Merupakan suatu “fakta notoir” bahwa Saksi Mahkota Agus Tay Handa May merupakan Terdakwa juga dalam perkara meninggalnya Engeline. Bahkan Saksi ini pada awalnya merupakan Tersangka Tunggal pelaku pembunuhan Engeline sebagaimana telah kami uraikan dalam bab terdahulu Nota Pembelaan ini. Berdasarkan hal tersebut maka patut pula dipertimbangkan adanya motif sebagai alasan bagi Saksi Agus Tay Handa May untuk memberikan keterangan bohong/fitnah keji yang ditujukan untuk menyelamatkan diri dari jerat hukum dan menimpakan seluruh kesalahannya kepada Ibu dari korban kejahatanya.
SEDANGKAN
Saksi-saksi lain dan juga para Ahli yang dihadirkan di persidangan tidak memiliki motif/alasan apapun dalam memberikan keterangannya selain menerangkan apa yang dilihat, didengar dan dialaminya sendiri guna membuat terang dan mengungkap kebenaran dalam perkara a quo.

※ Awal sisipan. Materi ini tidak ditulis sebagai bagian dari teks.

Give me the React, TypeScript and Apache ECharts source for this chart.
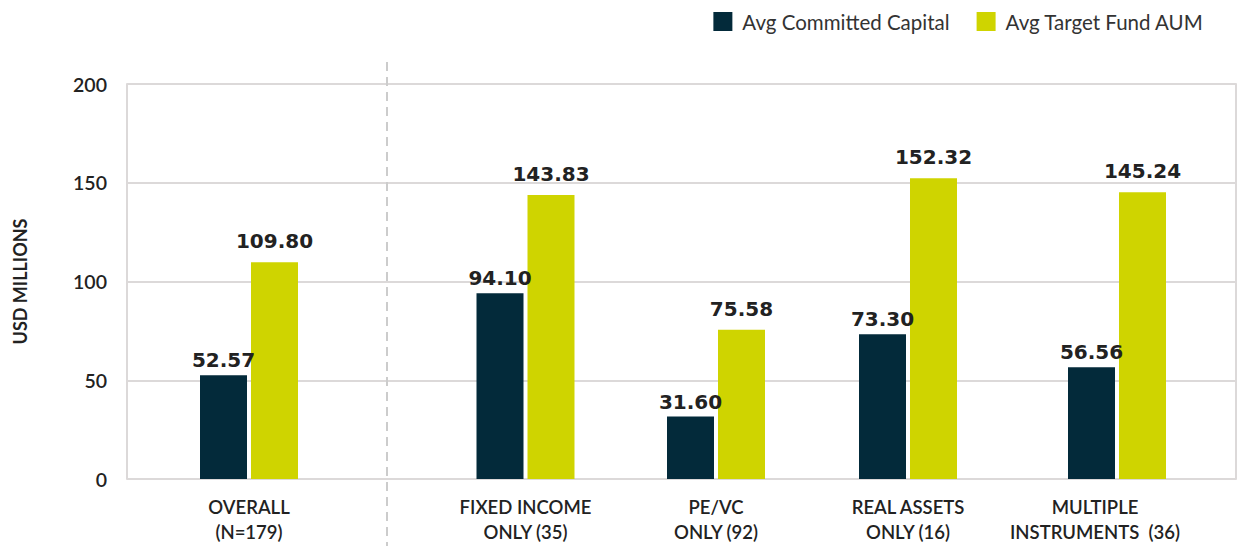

Oleh karena itu, maka sudah selayaknya dan sangat beralasan menurut hukum bagi persidangan ini untuk MENGESAMPINGKAN keterangan Saksi Agus Tay Handa May karena:
Keterangan Saksi Agus Tay Handa May BERTENTANGAN dengan keterangan saksi-saksi lainnya, yaitu:
- Saksi M. Halki;
- Saksi Musrah;
- Saksi I Ketut Ruta; dan
- Saksi Putu Sri Kariani;
Keterangan Saksi Agus Tay Handa May BERTENTANGAN dengan alat-alat bukti lainnya, yaitu:
- Terdakwa;
- Ahli dr. Dudut Rustiadi, Sp.F.;
- Ahli dr. Ida Bagus Putu Alit, Sp. F.;
- Ahli dr. Djaja Surya Atmadja, Sp.F., Ph.D.;
- Visum et Repertum No. UK.01.15/IV.E/19/VER/281/2015 tertanggal 9 Juli 2015
Adanya alasan/motif Saksi Agus Tay Handa May untuk menyelamatkan diri dari jerat hukum dan menimpakan seluruh kesalahannya kepada Ibu Korban kejahatannya.